Mary Hicks
Mary Hicks is a historian of the Black Atlantic, with a focus on transnational histories of race, slavery, capitalism, migration and the making of the early modern world. Her first book, Captive Cosmopolitans:Black Mariners and the World of South Atlantic Slavery (Omohundro Institute of Early American History & Culture for The University of North Carolina Press: 2024) , reimagines the history of Portuguese exploration, colonization and oceanic commerce from the perspective of enslaved and freed black seamen laboring in the transatlantic slave trade. As the Atlantic world’s first subaltern cosmopolitans, black mariners, she argues, were integral in forging a unique commercial culture that linked the politics, economies and people of Salvador da Bahia with those of the Bight of Benin.

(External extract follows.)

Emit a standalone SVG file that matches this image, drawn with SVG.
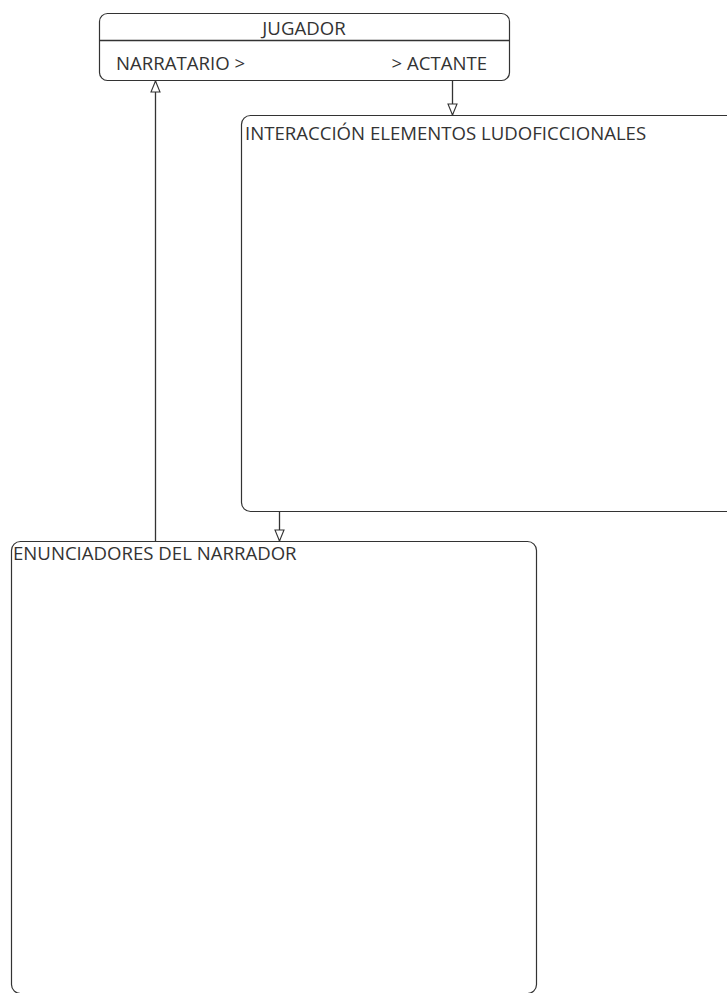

More broadly, she seeks to interrogate the multiplicity of connections between West Africa and Brazil through the lens of mutual cultural, technological, commercial, intellectual and environmental influences and redefine how historians understand experiences of enslavement and the middle passage. In addition to investigating the lives of African sailors, she also explores the cultural and religious sensibilities of enslaved and freed African women living in 19th century Salvador da Bahia. Along these lines, her second book will detail the emergence and elaboration of new gendered and racialized subjectivities in the wake of Portugal’s initiation of trade with West Africa in the fifteenth century.
Prof. Hicks received her B.A. from the University of Iowa and her Ph.D. from the University of Virginia, where she was a recipient of the Jefferson Fellowship. She has also received the Ford Foundation Dissertation Fellowship and the Mamolen Fellowship at the Hutchins Center at Harvard University. She is the winner of the Conference on Latin American History’s Warren Dean Memorial Prize and the John R. Lyman Award in Global Maritime History from the North American Society for Oceanic History.